Our Lord revealed: “It is impossible that anyone should not receive all that he has believed and hoped to obtain. . . . when men hope great things from Me I will always grant them more than they expect.”
Saint Gertrude had this boundless confidence which opens the Heart of Jesus wherein awaits the infinite mercy of God. To her confidence alone she attributed all the gifts she received, and she invited all to place boundless confidence in our Savior in order to receive from Him immeasurable graces: “All that I have received,” she affirmed, “I owe to my confidence in the gratuitous bounty of God.” [7]
O, yes, Jesus is the infinite Treasure placed by the Eternal Father at the disposition of all, and that it is His supreme delight, as Savior, to distribute His gifts to those who trust in Him.

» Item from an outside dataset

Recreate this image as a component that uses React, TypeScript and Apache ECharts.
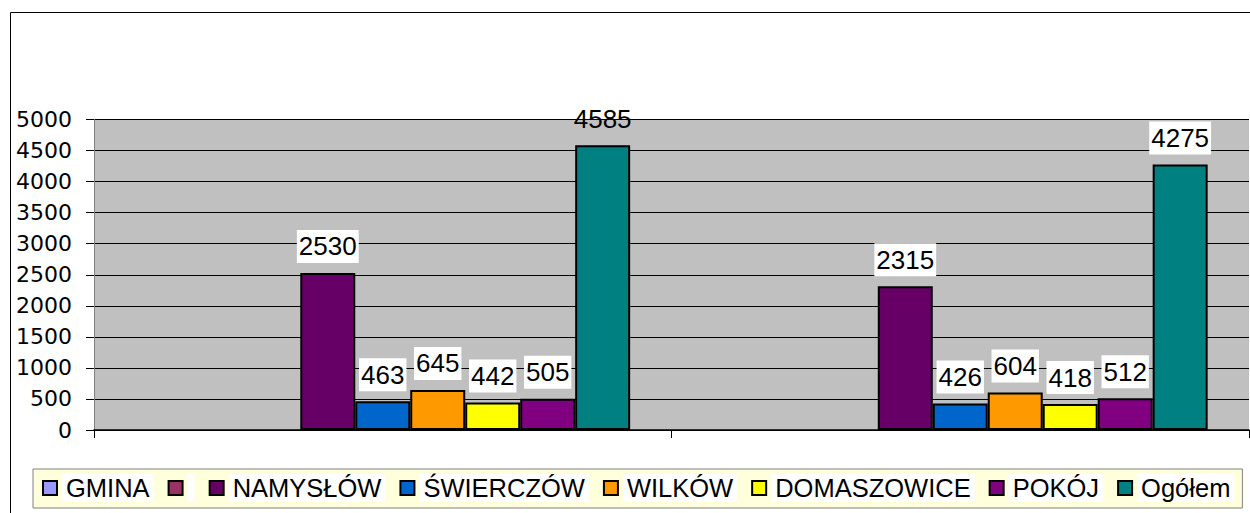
import React, { useEffect, useRef } from "react";
import * as echarts from "echarts";

const categories = ["", ""];
const seriesNames = ["GMINA", " ", "  ", "NAMYSŁÓW", "ŚWIERCZÓW", "WILKÓW", "DOMASZOWICE", "POKÓJ", "Ogółem"];
const legendNames = ["GMINA", " ", "NAMYSŁÓW", "ŚWIERCZÓW", "WILKÓW", "DOMASZOWICE", "POKÓJ", "Ogółem"];
const seriesColors = ["#9999FF", "#993366", "#993366", "#660066", "#0066CC", "#FF9900", "#FFFF00", "#800080", "#008080"];
const gmina: (number | null)[] = [null, null];
const blank1: (number | null)[] = [null, null];
const blank2: (number | null)[] = [null, null];
const namyslow = [2530, 2315];
const swierczow = [463, 426];
const wilkow = [645, 604];
const domaszowice = [442, 418];
const pokoj = [505, 512];
const ogolem = [4585, 4275];
const seriesValues = [gmina, blank1, blank2, namyslow, swierczow, wilkow, domaszowice, pokoj, ogolem];
const yMin = 0;
const yMax = 5000;
const yStep = 500;

const ARIAL = "'Liberation Sans', Arial, sans-serif";

export default function App() {
  const ref = useRef<HTMLDivElement>(null);
  useEffect(() => {
    if (!ref.current) return;
    const chart = echarts.init(ref.current, undefined, { renderer: "svg" });
    const plotH = 513 - 119.5 - 83;
    const labelSpace = 10 + 33;
    const bgLimit = ((plotH - labelSpace) / plotH) * yMax;
    const series = seriesNames.map((name, i) => ({
      name,
      type: "bar",
      barGap: "0%",
      barCategoryGap: "14.32%",
      itemStyle: { color: seriesColors[i], borderColor: "#000", borderWidth: 2 },
      label: {
        show: true,
        position: "top",
        distance: 10,
        color: "#000",
        fontFamily: ARIAL,
        fontSize: 26,
        lineHeight: 29,
        padding: [2, 2, 2, 2],
        backgroundColor: "#fff",
      },
      data: seriesValues[i].map((v) =>
        v === null
          ? null
          : { value: v, label: v > bgLimit ? { backgroundColor: "transparent" } : {} }
      ),
    }));
    chart.setOption({
      animation: false,
      backgroundColor: "#fff",
      grid: {
        left: 94,
        right: 1,
        top: 119.5,
        bottom: 83,
        show: true,
        backgroundColor: "#C0C0C0",
        borderWidth: 0,
      },
      legend: {
        data: legendNames,
        left: 33,
        top: 469,
        width: 1500,
        orient: "horizontal",
        padding: [5, 8, 6, 9],
        itemGap: 14,
        itemWidth: 14,
        itemHeight: 14,
        icon: "rect",
        backgroundColor: "#FFFFDC",
        borderColor: "#808080",
        borderWidth: 1,
        itemStyle: { borderColor: "#000", borderWidth: 2 },
        formatter: (name: string) => (name.trim() === "" ? `{b|${name}}` : `{t|${name}}`),
        textStyle: {
          fontFamily: ARIAL,
          fontSize: 25.5,
          color: "#000",
          rich: {
            t: {
              fontFamily: ARIAL,
              fontSize: 25.5,
              color: "#000",
              lineHeight: 28,
              backgroundColor: "#fff",
              padding: [1, 4, 1, 4],
            },
            b: {
              fontFamily: ARIAL,
              fontSize: 25.5,
              lineHeight: 28,
              backgroundColor: "#fff",
              padding: [1, 0, 1, 0],
            },
          },
        },
      },
      xAxis: {
        type: "category",
        data: categories,
        axisLine: { show: true, lineStyle: { color: "#000", width: 1.5 } },
        axisTick: { show: true, length: 8, lineStyle: { color: "#000" } },
        axisLabel: { show: false },
        splitLine: { show: false },
      },
      yAxis: {
        type: "value",
        min: yMin,
        max: yMax,
        interval: yStep,
        axisLine: { show: true, lineStyle: { color: "#808080", width: 1 } },
        axisTick: { show: true, length: 8, lineStyle: { color: "#000" } },
        axisLabel: {
          margin: 22,
          color: "#000",
          fontFamily: "'DejaVu Sans', sans-serif",
          fontSize: 22,
          formatter: (v: number) => String(v),
        },
        splitLine: { show: true, lineStyle: { color: "#000", width: 1 } },
      },
      graphic: [
        {
          type: "rect",
          silent: true,
          z: 100,
          shape: { x: 10.5, y: 12.5, width: 2000, height: 2000 },
          style: { fill: "none", stroke: "#000", lineWidth: 1 },
        },
      ],
      series,
    });
    return () => chart.dispose();
  }, []);
  return (
    <div
      ref={ref}
      style={{ position: "absolute", left: 0, top: 0, width: 1250, height: 513 }}
    />
  );
}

Many times He told the Saint of man’s want of confidence. To a religious who had long prayed in vain for a particular favor, Jesus revealed how pleased He was with Gertrude’s boundless trust in His goodness. “Why dost thou not act like Gertrude, My chosen virgin?” Our Lord inquired of the nun. “She is so firmly established in My Providence that there is nothing which she does not hope for from the plenitude of My grace. Therefore, I will never refuse her anything.”
We tend to distrust God because we compare Him with ourselves. If only hearts would realize that Jesus is all love, all mercy. He has treasures of grace for all, but few come to bear them away by means of this sweet confidence.
In all things, Gertrude had recourse to Jesus just as a small child depends entirely on his mother.
Nothing, in her eyes, was too trivial to be recommended to Him.
For instance, having lost a needle in a mound of straw, she beseeched Our Lord to find it for her. “O dear Jesus,” she said, “vainly, indeed, would I search for this needle. It would be lost time. Please get it for me Thyself.” She instantly found the needle between her fingers. Again and again, Our Lord encouraged this confidence so dear to Him. “O Jesus, what should I add to these prayers to make them yet more efficacious?” Gertrude asked Him. Turning to her with a countenance full of sweetness, Our Savior replied, “Confidence alone easily obtains all things!” Once when St. Gertrude was troubled with temptations, she implored Divine help. Our Lord, in His exceeding mercy, spoke thus to her: “Anyone suffering from human temptations, who flees to My protection with firm confidence, belongs to those of whom I can say: ‘One is My dove, My chosen one out of thousands, who has pierced My Heart with one glance of her eyes.’ And this confidence wounds My Heart so deeply that were I unable to relieve such a soul, it would cause My Heart a sadness which all the joys of Heaven could not assuage . . .
“The confidence that I truly have the power, the wisdom and the goodness to aid a soul faithfully in all her miseries, is the arrow which pierces My Heart, and does such violence to My love that I can never abandon her.”